GIVEN REQUEST: Quote every line below exactly and skip any picture.

BEGIN SUPPLIED MATERIAL

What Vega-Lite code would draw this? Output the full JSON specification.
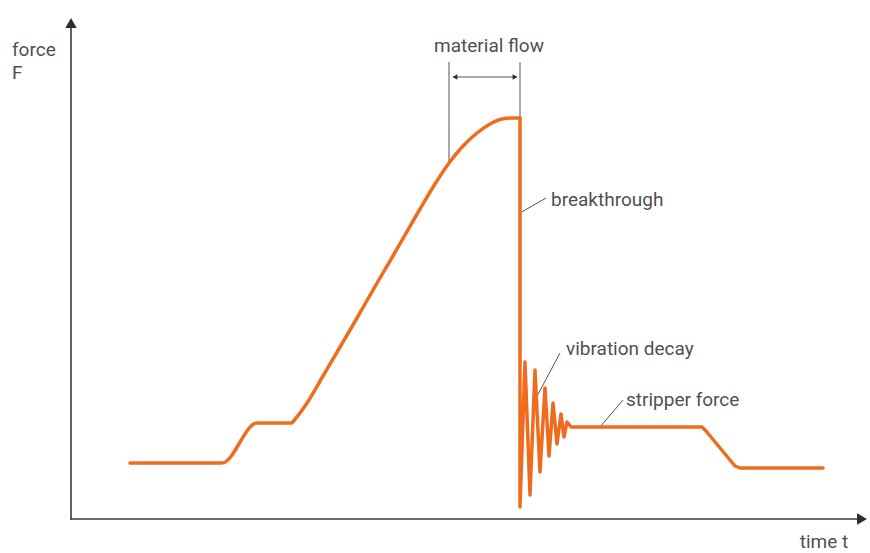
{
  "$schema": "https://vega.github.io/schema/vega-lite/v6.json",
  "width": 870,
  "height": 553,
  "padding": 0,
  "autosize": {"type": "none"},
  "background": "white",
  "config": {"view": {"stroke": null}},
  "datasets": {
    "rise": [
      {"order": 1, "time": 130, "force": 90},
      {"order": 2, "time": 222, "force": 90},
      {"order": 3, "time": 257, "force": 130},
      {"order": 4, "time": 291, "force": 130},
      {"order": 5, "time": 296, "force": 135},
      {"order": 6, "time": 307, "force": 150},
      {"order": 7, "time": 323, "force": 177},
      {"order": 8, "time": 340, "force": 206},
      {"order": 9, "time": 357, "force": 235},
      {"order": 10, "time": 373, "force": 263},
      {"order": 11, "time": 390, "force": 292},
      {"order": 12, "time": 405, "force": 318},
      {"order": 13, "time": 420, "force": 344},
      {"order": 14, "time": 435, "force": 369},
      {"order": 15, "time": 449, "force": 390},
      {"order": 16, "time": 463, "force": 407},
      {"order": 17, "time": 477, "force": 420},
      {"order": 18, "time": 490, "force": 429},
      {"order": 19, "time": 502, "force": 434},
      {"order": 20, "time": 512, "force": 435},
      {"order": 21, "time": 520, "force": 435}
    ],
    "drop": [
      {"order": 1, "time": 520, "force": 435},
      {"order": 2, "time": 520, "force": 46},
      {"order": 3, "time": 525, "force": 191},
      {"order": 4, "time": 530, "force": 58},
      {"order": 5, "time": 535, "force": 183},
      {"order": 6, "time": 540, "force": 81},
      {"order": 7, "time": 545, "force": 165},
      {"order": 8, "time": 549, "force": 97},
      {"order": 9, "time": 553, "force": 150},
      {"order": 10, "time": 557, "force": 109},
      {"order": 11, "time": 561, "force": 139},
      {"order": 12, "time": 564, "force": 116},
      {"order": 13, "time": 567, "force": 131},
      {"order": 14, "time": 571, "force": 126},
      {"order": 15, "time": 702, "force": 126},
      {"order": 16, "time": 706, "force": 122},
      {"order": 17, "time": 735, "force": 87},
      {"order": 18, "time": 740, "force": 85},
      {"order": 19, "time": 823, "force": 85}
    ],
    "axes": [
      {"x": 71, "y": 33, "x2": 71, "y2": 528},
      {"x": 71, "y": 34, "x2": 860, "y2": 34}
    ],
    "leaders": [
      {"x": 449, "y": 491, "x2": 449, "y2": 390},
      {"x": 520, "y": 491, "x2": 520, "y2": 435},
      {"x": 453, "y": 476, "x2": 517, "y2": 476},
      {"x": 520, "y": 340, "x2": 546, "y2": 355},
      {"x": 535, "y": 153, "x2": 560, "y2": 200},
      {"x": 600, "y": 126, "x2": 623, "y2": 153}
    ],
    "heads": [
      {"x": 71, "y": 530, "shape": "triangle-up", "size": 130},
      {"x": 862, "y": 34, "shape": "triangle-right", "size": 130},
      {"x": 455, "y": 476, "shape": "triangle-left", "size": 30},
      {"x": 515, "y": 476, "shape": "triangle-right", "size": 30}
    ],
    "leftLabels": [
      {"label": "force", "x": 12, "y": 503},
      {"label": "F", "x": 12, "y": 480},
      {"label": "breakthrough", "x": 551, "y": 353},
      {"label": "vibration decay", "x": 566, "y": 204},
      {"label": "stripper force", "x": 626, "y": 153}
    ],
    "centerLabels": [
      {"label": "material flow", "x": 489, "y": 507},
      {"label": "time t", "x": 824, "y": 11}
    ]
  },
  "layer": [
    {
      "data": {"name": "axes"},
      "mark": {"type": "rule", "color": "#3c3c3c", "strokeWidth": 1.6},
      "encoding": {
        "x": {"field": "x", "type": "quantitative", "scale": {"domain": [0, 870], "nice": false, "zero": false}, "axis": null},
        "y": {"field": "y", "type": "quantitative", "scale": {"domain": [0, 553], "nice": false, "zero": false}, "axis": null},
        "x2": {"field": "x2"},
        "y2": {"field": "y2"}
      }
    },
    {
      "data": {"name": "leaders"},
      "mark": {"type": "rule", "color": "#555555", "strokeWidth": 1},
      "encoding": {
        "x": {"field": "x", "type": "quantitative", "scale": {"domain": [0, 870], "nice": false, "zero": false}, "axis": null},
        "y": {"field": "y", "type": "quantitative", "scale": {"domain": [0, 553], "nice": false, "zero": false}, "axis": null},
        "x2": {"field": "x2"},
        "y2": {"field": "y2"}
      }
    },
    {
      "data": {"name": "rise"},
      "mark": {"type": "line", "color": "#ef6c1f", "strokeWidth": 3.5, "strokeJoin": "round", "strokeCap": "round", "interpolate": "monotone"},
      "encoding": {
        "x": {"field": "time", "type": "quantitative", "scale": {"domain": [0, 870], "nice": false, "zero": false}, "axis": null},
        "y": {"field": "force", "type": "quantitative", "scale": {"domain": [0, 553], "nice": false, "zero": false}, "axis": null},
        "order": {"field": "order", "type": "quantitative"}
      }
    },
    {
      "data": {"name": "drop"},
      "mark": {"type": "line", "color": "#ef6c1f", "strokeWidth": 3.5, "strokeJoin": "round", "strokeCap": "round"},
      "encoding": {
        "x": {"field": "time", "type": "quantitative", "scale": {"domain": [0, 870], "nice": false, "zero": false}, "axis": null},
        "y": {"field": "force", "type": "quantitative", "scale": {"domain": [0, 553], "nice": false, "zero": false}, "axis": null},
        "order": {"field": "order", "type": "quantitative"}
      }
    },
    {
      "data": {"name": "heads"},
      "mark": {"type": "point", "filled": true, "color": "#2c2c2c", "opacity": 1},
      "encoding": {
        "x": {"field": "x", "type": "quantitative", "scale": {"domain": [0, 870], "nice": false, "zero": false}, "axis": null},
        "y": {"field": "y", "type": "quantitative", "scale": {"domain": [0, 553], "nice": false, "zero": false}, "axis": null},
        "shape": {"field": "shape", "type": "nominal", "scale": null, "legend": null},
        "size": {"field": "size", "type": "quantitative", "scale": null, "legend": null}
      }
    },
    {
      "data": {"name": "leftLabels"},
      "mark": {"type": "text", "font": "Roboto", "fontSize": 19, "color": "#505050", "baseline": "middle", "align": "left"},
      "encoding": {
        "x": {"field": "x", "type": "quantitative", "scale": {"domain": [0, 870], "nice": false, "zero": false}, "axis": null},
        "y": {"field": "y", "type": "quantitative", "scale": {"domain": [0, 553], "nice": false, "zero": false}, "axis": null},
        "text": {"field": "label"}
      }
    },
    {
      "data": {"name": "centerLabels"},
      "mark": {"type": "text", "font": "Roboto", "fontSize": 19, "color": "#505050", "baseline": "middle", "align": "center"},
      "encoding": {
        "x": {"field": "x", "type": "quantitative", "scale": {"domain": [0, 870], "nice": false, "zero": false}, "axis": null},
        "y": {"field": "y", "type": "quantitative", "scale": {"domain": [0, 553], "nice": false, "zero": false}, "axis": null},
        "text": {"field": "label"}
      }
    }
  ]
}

END SUPPLIED MATERIAL

EXPECTED OUTPUT:
What Vega-Lite code would draw this? Output the full JSON specification.
{
  "$schema": "https://vega.github.io/schema/vega-lite/v6.json",
  "width": 870,
  "height": 553,
  "padding": 0,
  "autosize": {"type": "none"},
  "background": "white",
  "config": {"view": {"stroke": null}},
  "datasets": {
    "rise": [
      {"order": 1, "time": 130, "force": 90},
      {"order": 2, "time": 222, "force": 90},
      {"order": 3, "time": 257, "force": 130},
      {"order": 4, "time": 291, "force": 130},
      {"order": 5, "time": 296, "force": 135},
      {"order": 6, "time": 307, "force": 150},
      {"order": 7, "time": 323, "force": 177},
      {"order": 8, "time": 340, "force": 206},
      {"order": 9, "time": 357, "force": 235},
      {"order": 10, "time": 373, "force": 263},
      {"order": 11, "time": 390, "force": 292},
      {"order": 12, "time": 405, "force": 318},
      {"order": 13, "time": 420, "force": 344},
      {"order": 14, "time": 435, "force": 369},
      {"order": 15, "time": 449, "force": 390},
      {"order": 16, "time": 463, "force": 407},
      {"order": 17, "time": 477, "force": 420},
      {"order": 18, "time": 490, "force": 429},
      {"order": 19, "time": 502, "force": 434},
      {"order": 20, "time": 512, "force": 435},
      {"order": 21, "time": 520, "force": 435}
    ],
    "drop": [
      {"order": 1, "time": 520, "force": 435},
      {"order": 2, "time": 520, "force": 46},
      {"order": 3, "time": 525, "force": 191},
      {"order": 4, "time": 530, "force": 58},
      {"order": 5, "time": 535, "force": 183},
      {"order": 6, "time": 540, "force": 81},
      {"order": 7, "time": 545, "force": 165},
      {"order": 8, "time": 549, "force": 97},
      {"order": 9, "time": 553, "force": 150},
      {"order": 10, "time": 557, "force": 109},
      {"order": 11, "time": 561, "force": 139},
      {"order": 12, "time": 564, "force": 116},
      {"order": 13, "time": 567, "force": 131},
      {"order": 14, "time": 571, "force": 126},
      {"order": 15, "time": 702, "force": 126},
      {"order": 16, "time": 706, "force": 122},
      {"order": 17, "time": 735, "force": 87},
      {"order": 18, "time": 740, "force": 85},
      {"order": 19, "time": 823, "force": 85}
    ],
    "axes": [
      {"x": 71, "y": 33, "x2": 71, "y2": 528},
      {"x": 71, "y": 34, "x2": 860, "y2": 34}
    ],
    "leaders": [
      {"x": 449, "y": 491, "x2": 449, "y2": 390},
      {"x": 520, "y": 491, "x2": 520, "y2": 435},
      {"x": 453, "y": 476, "x2": 517, "y2": 476},
      {"x": 520, "y": 340, "x2": 546, "y2": 355},
      {"x": 535, "y": 153, "x2": 560, "y2": 200},
      {"x": 600, "y": 126, "x2": 623, "y2": 153}
    ],
    "heads": [
      {"x": 71, "y": 530, "shape": "triangle-up", "size": 130},
      {"x": 862, "y": 34, "shape": "triangle-right", "size": 130},
      {"x": 455, "y": 476, "shape": "triangle-left", "size": 30},
      {"x": 515, "y": 476, "shape": "triangle-right", "size": 30}
    ],
    "leftLabels": [
      {"label": "force", "x": 12, "y": 503},
      {"label": "F", "x": 12, "y": 480},
      {"label": "breakthrough", "x": 551, "y": 353},
      {"label": "vibration decay", "x": 566, "y": 204},
      {"label": "stripper force", "x": 626, "y": 153}
    ],
    "centerLabels": [
      {"label": "material flow", "x": 489, "y": 507},
      {"label": "time t", "x": 824, "y": 11}
    ]
  },
  "layer": [
    {
      "data": {"name": "axes"},
      "mark": {"type": "rule", "color": "#3c3c3c", "strokeWidth": 1.6},
      "encoding": {
        "x": {"field": "x", "type": "quantitative", "scale": {"domain": [0, 870], "nice": false, "zero": false}, "axis": null},
        "y": {"field": "y", "type": "quantitative", "scale": {"domain": [0, 553], "nice": false, "zero": false}, "axis": null},
        "x2": {"field": "x2"},
        "y2": {"field": "y2"}
      }
    },
    {
      "data": {"name": "leaders"},
      "mark": {"type": "rule", "color": "#555555", "strokeWidth": 1},
      "encoding": {
        "x": {"field": "x", "type": "quantitative", "scale": {"domain": [0, 870], "nice": false, "zero": false}, "axis": null},
        "y": {"field": "y", "type": "quantitative", "scale": {"domain": [0, 553], "nice": false, "zero": false}, "axis": null},
        "x2": {"field": "x2"},
        "y2": {"field": "y2"}
      }
    },
    {
      "data": {"name": "rise"},
      "mark": {"type": "line", "color": "#ef6c1f", "strokeWidth": 3.5, "strokeJoin": "round", "strokeCap": "round", "interpolate": "monotone"},
      "encoding": {
        "x": {"field": "time", "type": "quantitative", "scale": {"domain": [0, 870], "nice": false, "zero": false}, "axis": null},
        "y": {"field": "force", "type": "quantitative", "scale": {"domain": [0, 553], "nice": false, "zero": false}, "axis": null},
        "order": {"field": "order", "type": "quantitative"}
      }
    },
    {
      "data": {"name": "drop"},
      "mark": {"type": "line", "color": "#ef6c1f", "strokeWidth": 3.5, "strokeJoin": "round", "strokeCap": "round"},
      "encoding": {
        "x": {"field": "time", "type": "quantitative", "scale": {"domain": [0, 870], "nice": false, "zero": false}, "axis": null},
        "y": {"field": "force", "type": "quantitative", "scale": {"domain": [0, 553], "nice": false, "zero": false}, "axis": null},
        "order": {"field": "order", "type": "quantitative"}
      }
    },
    {
      "data": {"name": "heads"},
      "mark": {"type": "point", "filled": true, "color": "#2c2c2c", "opacity": 1},
      "encoding": {
        "x": {"field": "x", "type": "quantitative", "scale": {"domain": [0, 870], "nice": false, "zero": false}, "axis": null},
        "y": {"field": "y", "type": "quantitative", "scale": {"domain": [0, 553], "nice": false, "zero": false}, "axis": null},
        "shape": {"field": "shape", "type": "nominal", "scale": null, "legend": null},
        "size": {"field": "size", "type": "quantitative", "scale": null, "legend": null}
      }
    },
    {
      "data": {"name": "leftLabels"},
      "mark": {"type": "text", "font": "Roboto", "fontSize": 19, "color": "#505050", "baseline": "middle", "align": "left"},
      "encoding": {
        "x": {"field": "x", "type": "quantitative", "scale": {"domain": [0, 870], "nice": false, "zero": false}, "axis": null},
        "y": {"field": "y", "type": "quantitative", "scale": {"domain": [0, 553], "nice": false, "zero": false}, "axis": null},
        "text": {"field": "label"}
      }
    },
    {
      "data": {"name": "centerLabels"},
      "mark": {"type": "text", "font": "Roboto", "fontSize": 19, "color": "#505050", "baseline": "middle", "align": "center"},
      "encoding": {
        "x": {"field": "x", "type": "quantitative", "scale": {"domain": [0, 870], "nice": false, "zero": false}, "axis": null},
        "y": {"field": "y", "type": "quantitative", "scale": {"domain": [0, 553], "nice": false, "zero": false}, "axis": null},
        "text": {"field": "label"}
      }
    }
  ]
}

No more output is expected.